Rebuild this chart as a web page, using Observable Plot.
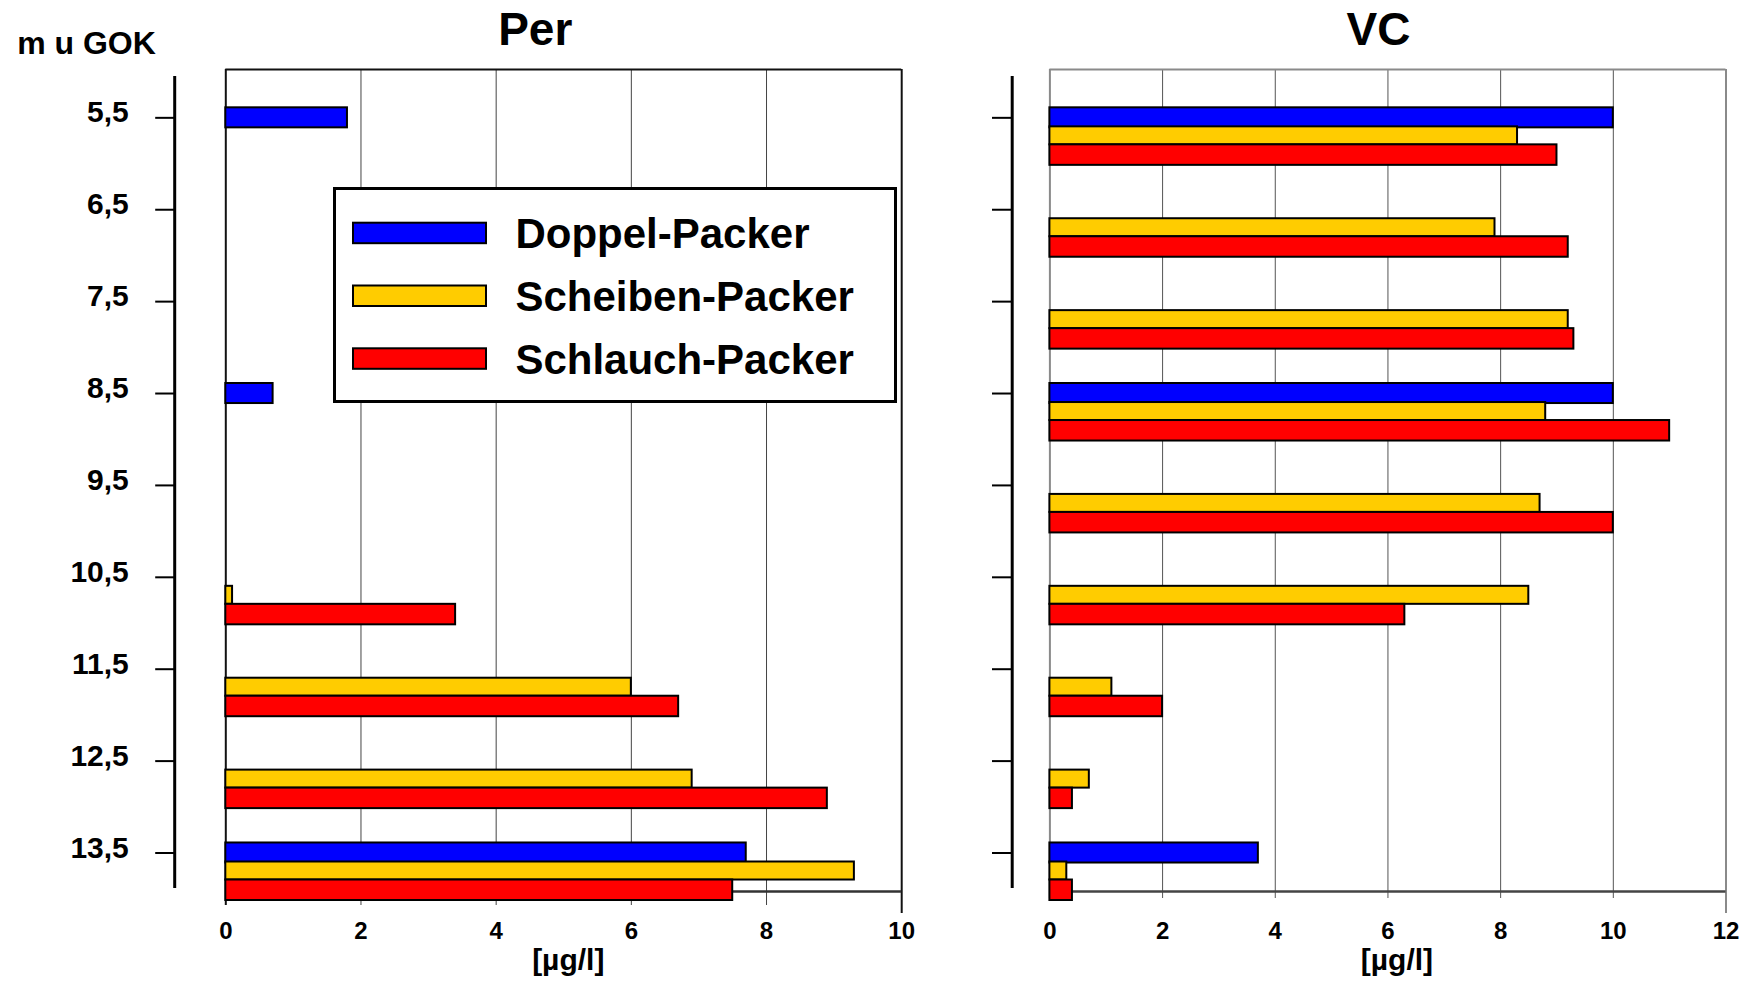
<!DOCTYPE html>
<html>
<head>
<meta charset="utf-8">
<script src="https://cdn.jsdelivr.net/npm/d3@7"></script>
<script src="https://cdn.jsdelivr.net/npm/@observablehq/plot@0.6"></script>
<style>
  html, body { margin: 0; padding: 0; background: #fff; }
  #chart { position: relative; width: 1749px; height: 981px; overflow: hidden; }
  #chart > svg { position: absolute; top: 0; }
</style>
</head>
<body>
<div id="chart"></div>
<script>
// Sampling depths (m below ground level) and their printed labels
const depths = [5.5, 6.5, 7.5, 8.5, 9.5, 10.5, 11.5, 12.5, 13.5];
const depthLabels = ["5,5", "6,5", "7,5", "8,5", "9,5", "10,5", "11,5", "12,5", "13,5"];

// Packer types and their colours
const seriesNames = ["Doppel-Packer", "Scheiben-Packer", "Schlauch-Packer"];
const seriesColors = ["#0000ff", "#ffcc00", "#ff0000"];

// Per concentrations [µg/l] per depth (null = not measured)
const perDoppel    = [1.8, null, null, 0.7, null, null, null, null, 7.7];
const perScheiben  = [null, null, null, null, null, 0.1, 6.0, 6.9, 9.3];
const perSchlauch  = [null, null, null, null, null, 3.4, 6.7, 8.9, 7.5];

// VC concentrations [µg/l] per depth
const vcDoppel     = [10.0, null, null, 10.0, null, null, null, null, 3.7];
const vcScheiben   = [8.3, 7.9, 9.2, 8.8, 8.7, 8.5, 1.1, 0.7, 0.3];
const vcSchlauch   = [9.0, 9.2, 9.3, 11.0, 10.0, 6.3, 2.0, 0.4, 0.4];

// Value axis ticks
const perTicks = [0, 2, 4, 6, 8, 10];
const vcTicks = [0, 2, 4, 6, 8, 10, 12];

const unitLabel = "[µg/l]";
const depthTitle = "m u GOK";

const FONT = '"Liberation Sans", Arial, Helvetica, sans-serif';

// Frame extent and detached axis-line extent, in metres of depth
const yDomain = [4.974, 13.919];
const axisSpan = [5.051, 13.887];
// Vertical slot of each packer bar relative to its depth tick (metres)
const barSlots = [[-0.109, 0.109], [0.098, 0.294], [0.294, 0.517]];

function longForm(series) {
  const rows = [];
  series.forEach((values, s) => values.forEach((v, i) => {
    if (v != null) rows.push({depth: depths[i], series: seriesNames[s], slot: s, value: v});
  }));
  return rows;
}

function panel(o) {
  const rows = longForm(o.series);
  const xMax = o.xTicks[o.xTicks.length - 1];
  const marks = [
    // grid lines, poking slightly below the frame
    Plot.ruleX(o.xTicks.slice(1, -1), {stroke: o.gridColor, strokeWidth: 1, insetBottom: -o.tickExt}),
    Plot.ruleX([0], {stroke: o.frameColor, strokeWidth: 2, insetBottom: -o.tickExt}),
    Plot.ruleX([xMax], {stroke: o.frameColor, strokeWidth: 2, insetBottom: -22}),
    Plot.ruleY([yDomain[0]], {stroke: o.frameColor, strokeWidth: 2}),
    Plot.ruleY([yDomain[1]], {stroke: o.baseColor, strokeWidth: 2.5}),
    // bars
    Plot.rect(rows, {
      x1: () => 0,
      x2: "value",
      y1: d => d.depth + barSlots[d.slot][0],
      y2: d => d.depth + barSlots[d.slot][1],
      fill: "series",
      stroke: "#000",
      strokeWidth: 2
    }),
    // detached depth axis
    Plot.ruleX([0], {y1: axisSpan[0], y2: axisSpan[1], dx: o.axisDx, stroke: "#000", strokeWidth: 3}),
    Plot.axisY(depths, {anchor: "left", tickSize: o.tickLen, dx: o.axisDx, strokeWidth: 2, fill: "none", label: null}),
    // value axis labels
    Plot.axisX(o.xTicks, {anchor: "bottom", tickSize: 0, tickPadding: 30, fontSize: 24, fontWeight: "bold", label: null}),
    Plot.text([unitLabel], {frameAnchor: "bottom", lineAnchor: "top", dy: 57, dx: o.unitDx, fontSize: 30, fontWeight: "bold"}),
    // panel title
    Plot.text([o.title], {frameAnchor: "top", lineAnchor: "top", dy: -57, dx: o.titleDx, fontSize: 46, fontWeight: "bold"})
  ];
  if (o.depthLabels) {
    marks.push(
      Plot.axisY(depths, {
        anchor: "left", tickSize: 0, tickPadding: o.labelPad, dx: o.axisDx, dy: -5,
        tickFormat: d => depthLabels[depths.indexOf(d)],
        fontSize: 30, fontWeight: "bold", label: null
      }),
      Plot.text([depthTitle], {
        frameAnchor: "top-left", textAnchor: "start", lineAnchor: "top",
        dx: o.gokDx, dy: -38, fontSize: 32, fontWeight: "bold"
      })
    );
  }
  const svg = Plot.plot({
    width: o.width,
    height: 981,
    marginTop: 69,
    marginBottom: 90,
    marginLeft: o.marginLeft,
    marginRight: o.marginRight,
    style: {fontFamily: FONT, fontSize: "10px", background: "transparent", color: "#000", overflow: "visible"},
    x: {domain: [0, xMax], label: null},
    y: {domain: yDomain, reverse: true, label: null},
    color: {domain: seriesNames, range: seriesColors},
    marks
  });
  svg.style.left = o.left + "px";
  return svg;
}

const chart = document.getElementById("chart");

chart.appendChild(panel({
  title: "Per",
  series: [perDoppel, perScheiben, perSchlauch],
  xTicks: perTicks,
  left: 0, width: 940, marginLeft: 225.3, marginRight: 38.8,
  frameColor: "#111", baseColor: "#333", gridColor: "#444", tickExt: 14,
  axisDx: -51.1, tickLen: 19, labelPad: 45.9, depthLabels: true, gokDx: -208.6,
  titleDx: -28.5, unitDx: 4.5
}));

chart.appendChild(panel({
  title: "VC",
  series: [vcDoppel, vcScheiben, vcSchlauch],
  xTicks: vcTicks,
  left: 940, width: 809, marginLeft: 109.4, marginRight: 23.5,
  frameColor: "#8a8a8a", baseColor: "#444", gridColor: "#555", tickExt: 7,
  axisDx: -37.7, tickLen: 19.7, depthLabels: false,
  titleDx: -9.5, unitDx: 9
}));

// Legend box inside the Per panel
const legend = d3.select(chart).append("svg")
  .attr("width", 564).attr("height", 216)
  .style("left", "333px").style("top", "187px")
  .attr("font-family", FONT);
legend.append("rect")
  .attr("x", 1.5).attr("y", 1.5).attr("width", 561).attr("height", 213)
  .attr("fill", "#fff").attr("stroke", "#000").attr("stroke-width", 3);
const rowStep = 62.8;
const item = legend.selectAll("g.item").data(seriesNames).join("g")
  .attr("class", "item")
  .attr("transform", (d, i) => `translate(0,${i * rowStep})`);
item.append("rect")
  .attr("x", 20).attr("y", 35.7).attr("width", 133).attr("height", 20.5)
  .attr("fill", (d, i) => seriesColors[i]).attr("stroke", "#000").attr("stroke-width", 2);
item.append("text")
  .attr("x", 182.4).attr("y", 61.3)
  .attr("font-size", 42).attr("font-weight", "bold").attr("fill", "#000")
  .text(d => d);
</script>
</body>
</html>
########################################
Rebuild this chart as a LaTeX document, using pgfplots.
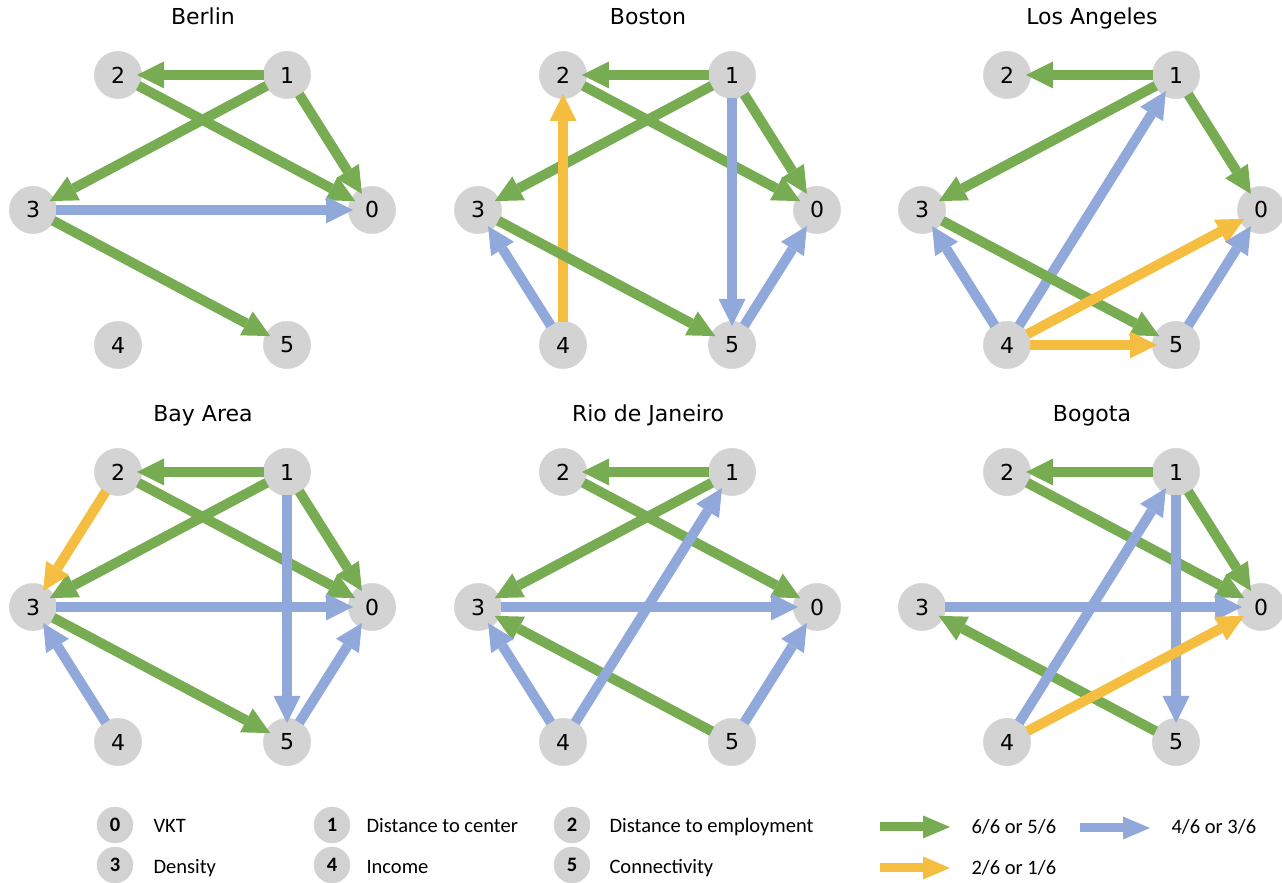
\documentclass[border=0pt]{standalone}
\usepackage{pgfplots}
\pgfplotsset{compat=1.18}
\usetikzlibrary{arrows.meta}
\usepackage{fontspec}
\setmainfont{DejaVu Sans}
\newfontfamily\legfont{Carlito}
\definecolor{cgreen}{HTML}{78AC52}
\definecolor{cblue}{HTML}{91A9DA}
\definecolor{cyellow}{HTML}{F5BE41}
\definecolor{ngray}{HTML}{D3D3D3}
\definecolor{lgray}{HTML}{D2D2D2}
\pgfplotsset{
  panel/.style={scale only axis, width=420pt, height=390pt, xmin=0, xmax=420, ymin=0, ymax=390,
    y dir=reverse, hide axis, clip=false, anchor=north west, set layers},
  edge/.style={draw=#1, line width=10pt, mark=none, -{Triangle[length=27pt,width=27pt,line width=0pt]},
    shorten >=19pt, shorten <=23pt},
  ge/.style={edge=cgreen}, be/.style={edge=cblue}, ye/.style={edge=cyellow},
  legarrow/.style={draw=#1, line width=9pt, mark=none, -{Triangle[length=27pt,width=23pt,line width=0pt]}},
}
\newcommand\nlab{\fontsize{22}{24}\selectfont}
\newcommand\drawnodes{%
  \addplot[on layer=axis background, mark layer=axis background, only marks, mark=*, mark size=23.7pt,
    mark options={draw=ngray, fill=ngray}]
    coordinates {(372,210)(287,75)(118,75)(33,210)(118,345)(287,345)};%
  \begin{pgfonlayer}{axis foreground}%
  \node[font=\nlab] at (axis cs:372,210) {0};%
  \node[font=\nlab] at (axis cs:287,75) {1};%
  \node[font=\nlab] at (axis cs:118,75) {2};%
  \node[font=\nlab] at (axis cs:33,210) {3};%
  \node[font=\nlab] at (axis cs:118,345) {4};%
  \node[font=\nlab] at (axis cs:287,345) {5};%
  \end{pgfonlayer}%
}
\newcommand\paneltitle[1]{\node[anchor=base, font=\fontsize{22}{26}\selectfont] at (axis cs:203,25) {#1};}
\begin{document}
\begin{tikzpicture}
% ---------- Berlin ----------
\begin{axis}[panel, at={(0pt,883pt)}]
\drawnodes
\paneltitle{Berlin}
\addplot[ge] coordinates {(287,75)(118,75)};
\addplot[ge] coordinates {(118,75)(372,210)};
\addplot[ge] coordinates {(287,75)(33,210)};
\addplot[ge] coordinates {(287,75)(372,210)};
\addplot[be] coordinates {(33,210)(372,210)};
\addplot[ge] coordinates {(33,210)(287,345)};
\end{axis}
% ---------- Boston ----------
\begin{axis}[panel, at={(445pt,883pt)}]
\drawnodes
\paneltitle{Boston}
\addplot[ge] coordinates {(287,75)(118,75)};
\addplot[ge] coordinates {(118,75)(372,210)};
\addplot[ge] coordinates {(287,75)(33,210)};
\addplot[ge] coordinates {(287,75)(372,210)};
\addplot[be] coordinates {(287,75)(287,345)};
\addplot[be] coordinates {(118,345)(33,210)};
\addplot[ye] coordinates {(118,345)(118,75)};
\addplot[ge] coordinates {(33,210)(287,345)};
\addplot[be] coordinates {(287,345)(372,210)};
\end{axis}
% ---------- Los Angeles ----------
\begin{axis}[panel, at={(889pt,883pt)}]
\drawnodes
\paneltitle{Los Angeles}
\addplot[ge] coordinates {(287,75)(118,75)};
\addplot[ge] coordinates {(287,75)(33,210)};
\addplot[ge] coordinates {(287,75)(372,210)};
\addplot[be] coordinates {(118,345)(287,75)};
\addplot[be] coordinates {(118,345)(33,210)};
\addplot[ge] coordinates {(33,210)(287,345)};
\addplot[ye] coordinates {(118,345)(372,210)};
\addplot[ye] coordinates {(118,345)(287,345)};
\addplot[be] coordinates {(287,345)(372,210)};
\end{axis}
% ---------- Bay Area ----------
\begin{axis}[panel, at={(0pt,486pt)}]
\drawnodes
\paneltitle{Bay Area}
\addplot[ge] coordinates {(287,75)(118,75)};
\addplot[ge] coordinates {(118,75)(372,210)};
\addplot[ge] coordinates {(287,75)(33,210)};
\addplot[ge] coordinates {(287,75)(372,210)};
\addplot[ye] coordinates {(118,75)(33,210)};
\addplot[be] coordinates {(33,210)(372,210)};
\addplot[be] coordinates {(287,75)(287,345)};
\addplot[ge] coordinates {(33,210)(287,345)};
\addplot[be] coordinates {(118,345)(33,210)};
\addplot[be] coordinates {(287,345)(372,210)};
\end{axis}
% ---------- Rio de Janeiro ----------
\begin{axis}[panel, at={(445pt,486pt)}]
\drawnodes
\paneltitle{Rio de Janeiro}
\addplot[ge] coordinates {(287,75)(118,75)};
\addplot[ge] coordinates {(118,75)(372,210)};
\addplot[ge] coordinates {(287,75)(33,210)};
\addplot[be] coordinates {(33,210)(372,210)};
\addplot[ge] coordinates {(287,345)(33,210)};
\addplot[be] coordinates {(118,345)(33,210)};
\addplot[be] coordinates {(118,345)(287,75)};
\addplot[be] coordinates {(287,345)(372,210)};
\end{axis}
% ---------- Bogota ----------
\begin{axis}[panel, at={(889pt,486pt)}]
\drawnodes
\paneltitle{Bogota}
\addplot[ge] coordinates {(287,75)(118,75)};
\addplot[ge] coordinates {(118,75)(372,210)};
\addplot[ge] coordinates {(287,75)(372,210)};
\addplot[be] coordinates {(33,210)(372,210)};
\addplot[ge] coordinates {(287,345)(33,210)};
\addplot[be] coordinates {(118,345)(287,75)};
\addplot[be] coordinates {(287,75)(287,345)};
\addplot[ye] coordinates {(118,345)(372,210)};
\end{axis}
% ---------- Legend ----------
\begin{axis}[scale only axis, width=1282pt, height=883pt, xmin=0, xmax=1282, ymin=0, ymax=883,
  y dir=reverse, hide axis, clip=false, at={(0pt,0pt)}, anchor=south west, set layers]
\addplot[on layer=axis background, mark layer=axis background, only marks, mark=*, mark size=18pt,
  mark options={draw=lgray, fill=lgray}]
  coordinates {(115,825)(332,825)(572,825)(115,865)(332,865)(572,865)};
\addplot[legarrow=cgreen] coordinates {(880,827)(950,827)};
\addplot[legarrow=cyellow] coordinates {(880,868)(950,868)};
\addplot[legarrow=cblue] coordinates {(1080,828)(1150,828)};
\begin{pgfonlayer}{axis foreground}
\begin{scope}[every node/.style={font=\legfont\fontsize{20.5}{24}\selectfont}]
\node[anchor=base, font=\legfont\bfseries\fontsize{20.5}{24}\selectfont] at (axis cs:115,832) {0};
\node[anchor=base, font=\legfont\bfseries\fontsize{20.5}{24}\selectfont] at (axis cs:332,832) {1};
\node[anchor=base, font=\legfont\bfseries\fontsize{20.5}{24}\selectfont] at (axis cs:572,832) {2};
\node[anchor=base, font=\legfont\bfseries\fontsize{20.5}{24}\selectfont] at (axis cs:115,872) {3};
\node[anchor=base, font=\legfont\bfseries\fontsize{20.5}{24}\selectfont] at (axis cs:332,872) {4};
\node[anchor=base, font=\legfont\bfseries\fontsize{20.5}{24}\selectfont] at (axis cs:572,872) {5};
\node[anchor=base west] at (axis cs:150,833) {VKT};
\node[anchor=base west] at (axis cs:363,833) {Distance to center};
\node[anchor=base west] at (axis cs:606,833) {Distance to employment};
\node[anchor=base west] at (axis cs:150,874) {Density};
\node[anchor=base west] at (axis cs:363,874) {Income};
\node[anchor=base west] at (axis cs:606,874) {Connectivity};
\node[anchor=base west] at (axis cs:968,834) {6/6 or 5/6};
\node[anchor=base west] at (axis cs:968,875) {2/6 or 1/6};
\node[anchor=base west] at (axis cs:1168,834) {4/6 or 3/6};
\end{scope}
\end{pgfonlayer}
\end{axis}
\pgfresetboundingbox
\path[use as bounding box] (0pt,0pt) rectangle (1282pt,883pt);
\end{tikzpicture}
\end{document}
########################################
#### [JOB]
Using the data above, say how many lines include "this". No other reply is needed.

#### [SOLUTION TO THE PROBLEM]
2